The suggestions below assume that text and line art is supplied as vector. If you are rasterizing text (e.g. using Photoshop to do you layout) you will need to start at a significantly higher resolution.
ppi = pixels per inch. Although technically not the same, it is often interchanged with dpi (dots per inch)
Digital and offset printing: All images should be 300ppi at finished size, if text/line art is vector. If the entire document must be rasterized, supply at 600ppi. Anything over 600ppi is unnecessary and will not increase the print quality.
Wide format printing (for items over 12" x 18"): Images can be as low as 100ppi at finished size, or even lower if the item is being viewed from a distance. Our roll-fed and flatbed wide format printers do an incredible job of interpolating images and making them appear at a much higher resolution. Images over 300ppi at full size will be downsampled for speed and efficiency.
Pantone Spot Colours
When working with spot colours, it helps to know how your document is being printed before you create your file.
If your job is being printed on our spot colour offset press, you simply need to choose the Pantone colour in your document. It will print a very close match to the colour specified in the Pantone published spot colour guides.
For jobs printed on our offset full colour press, or on our wide format inkjet printers, it is best to choose the CMYK values specified in the Pantone process colour guide. If you don't have a guide, we have one available for viewing at our customer service counter.
For digital laser printing, we now offer Pantone spot colour matching, which gives a very close match to the Pantone SPOT colour guide on most colours. To utilize this matching ability, you must specify the Pantone colour in your application, do not convert it to CMYK. We have a fantastic new colour chart available for free at our front counter to assist you in choosing the right colour for your project.
- What are bleeds and why do you require them?
'Bleed' is the term used to indicate the area of a printed image that will be trimmed off after the document is printed and cut to the finished size. Printed pieces that have a white border around all 4 edges do not bleed. Projects that make use of image bleed must extend any background and-or images 1/8" (3mm) beyond the final trim edge (crop marks). We create bleeds by cutting on the crop marks, through the enlarged image. Depending upon which software you are using, if you do not understand how to create bleeds, we can typically create them for you. Let us know when submitting your job or estimate request.
Fotoprint has a reputation for providing high quality printing and we can only produce this quality if we start with a properly created file. Some print shops will 'fudge' a bleed by enlarging the artwork or trimming under size. We will only do this as a last resort because doing so may affect the final size, fold/crease positions, or may have unwanted and/or uneven white lines around the document. We encourage you to visit this section for tips on creating bleeds properly.
- What is your return policy?
We're proud of our 'get it right the first time' record but in the rare occurrence that you receive a defective printing order, please follow these guidelines:
- Bring back or request that we pick up the entire printing order.
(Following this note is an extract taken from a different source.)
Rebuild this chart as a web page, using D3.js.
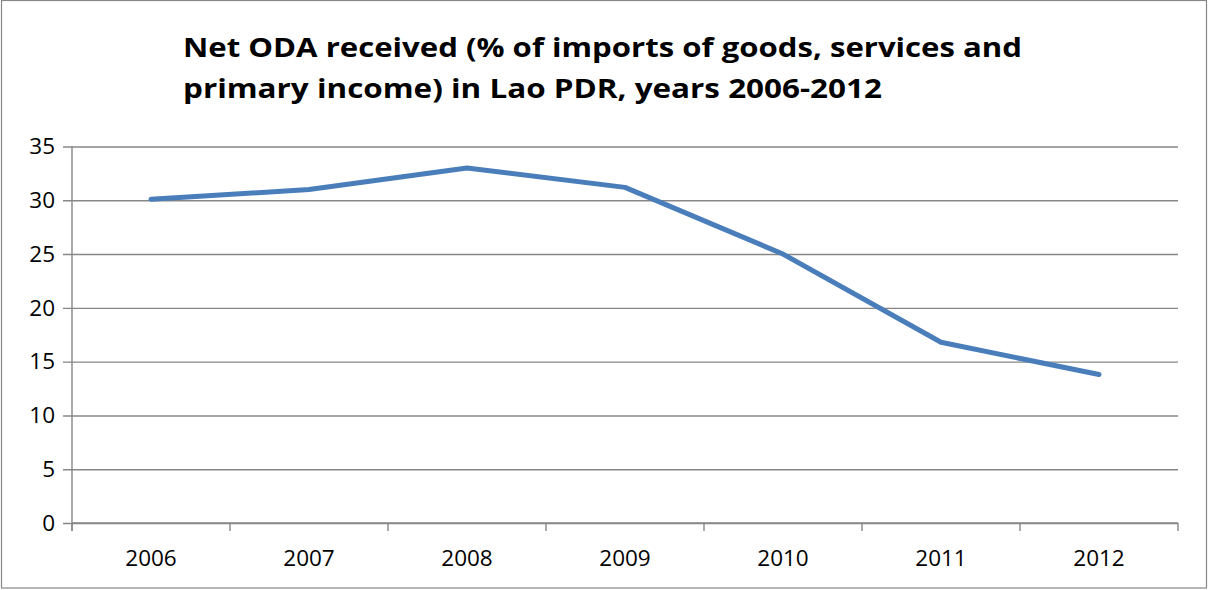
<!DOCTYPE html>
<html>
<head>
<meta charset="utf-8">
<script src="https://cdn.jsdelivr.net/npm/d3@7"></script>
<style>
  html, body { margin: 0; padding: 0; background: #fff; }
  svg { display: block; }
  text { font-family: "Open Sans", Lato, sans-serif; fill: #000; }
</style>
</head>
<body>
<svg id="chart" width="1208" height="590"></svg>
<script>
// Net ODA received (% of imports of goods, services and primary income), Lao PDR
const years = ["2006", "2007", "2008", "2009", "2010", "2011", "2012"];
const odaShare = [30.1, 31.0, 33.0, 31.2, 25.0, 16.8, 13.8];
const yTicks = [0, 5, 10, 15, 20, 25, 30, 35];
const titleLines = [
  "Net ODA received (% of imports of goods, services and",
  "primary income) in Lao PDR, years 2006-2012"
];
const titleWidths = [839, 699];

const svg = d3.select("#chart");
const W = 1208, H = 590;
const plot = { left: 72, right: 1178, top: 146.5, bottom: 523 };

// outer frame
svg.append("rect")
  .attr("x", 1.5).attr("y", 0.5)
  .attr("width", W - 3).attr("height", H - 2.5)
  .attr("fill", "#fff").attr("stroke", "#888").attr("stroke-width", 1.2);

const x = d3.scaleBand().domain(years).range([plot.left, plot.right]);
const y = d3.scaleLinear().domain([0, 35]).range([plot.bottom, plot.top]);

// horizontal gridlines with short left ticks
const yAxis = d3.axisLeft(y).tickValues(yTicks).tickSize(-(plot.right - plot.left)).tickPadding(17);
const gy = svg.append("g").attr("transform", `translate(${plot.left},0)`).call(yAxis);
gy.select(".domain").remove();
gy.selectAll(".tick line")
  .attr("x1", -9)
  .attr("stroke", "#878787").attr("stroke-width", 1.4);
gy.selectAll(".tick text")
  .attr("font-size", 22.5).attr("font-family", "'Open Sans', sans-serif")
  .attr("fill", "#000");

// vertical axis line
svg.append("line")
  .attr("x1", plot.left).attr("x2", plot.left)
  .attr("y1", plot.top).attr("y2", plot.bottom + 8)
  .attr("stroke", "#878787").attr("stroke-width", 1.4);

// category axis: ticks at band boundaries, labels at band centres
const gx = svg.append("g").attr("transform", `translate(0,${plot.bottom})`);
gx.append("line")
  .attr("x1", plot.left).attr("x2", plot.right)
  .attr("stroke", "#878787").attr("stroke-width", 1.4);
const bounds = years.map(d => x(d)).concat([x(years[years.length - 1]) + x.bandwidth()]);
gx.selectAll("line.tk").data(bounds).enter().append("line")
  .attr("class", "tk")
  .attr("x1", d => d).attr("x2", d => d)
  .attr("y1", 0).attr("y2", 8)
  .attr("stroke", "#878787").attr("stroke-width", 1.4);
gx.selectAll("text").data(years).enter().append("text")
  .attr("x", d => x(d) + x.bandwidth() / 2)
  .attr("y", 43)
  .attr("text-anchor", "middle")
  .attr("font-size", 22.5)
  .text(d => d);

// data line
const line = d3.line()
  .x((d, i) => x(years[i]) + x.bandwidth() / 2)
  .y(d => y(d));
svg.append("path")
  .datum(odaShare)
  .attr("d", line)
  .attr("fill", "none")
  .attr("stroke", "#4a7ebb")
  .attr("stroke-width", 5)
  .attr("stroke-linejoin", "round")
  .attr("stroke-linecap", "round");

// title
const title = svg.append("g");
title.selectAll("text").data(titleLines).enter().append("text")
  .attr("x", 183)
  .attr("y", (d, i) => 57 + i * 41)
  .attr("font-family", "'Open Sans', Lato, sans-serif")
  .attr("font-size", 27)
  .attr("font-weight", 700)
  .attr("textLength", (d, i) => titleWidths[i])
  .attr("lengthAdjust", "spacingAndGlyphs")
  .text(d => d);
</script>
</body>
</html>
- Provide a clear description of the issue.
- Allow us to investigate and identify what happened.
If the problem was on our end, we will reprint it as fast as possible.
If the problem was not on our end, we will contact you to discuss your options. Most errors occur when our customers do not proofread carefully enough. Regardless of the source of the artwork, it is the customer's responsibility to catch any errors in the proof before we print. This is, and always has been, an incredibly important step in the printing process and is the reason why we require approval before going to press.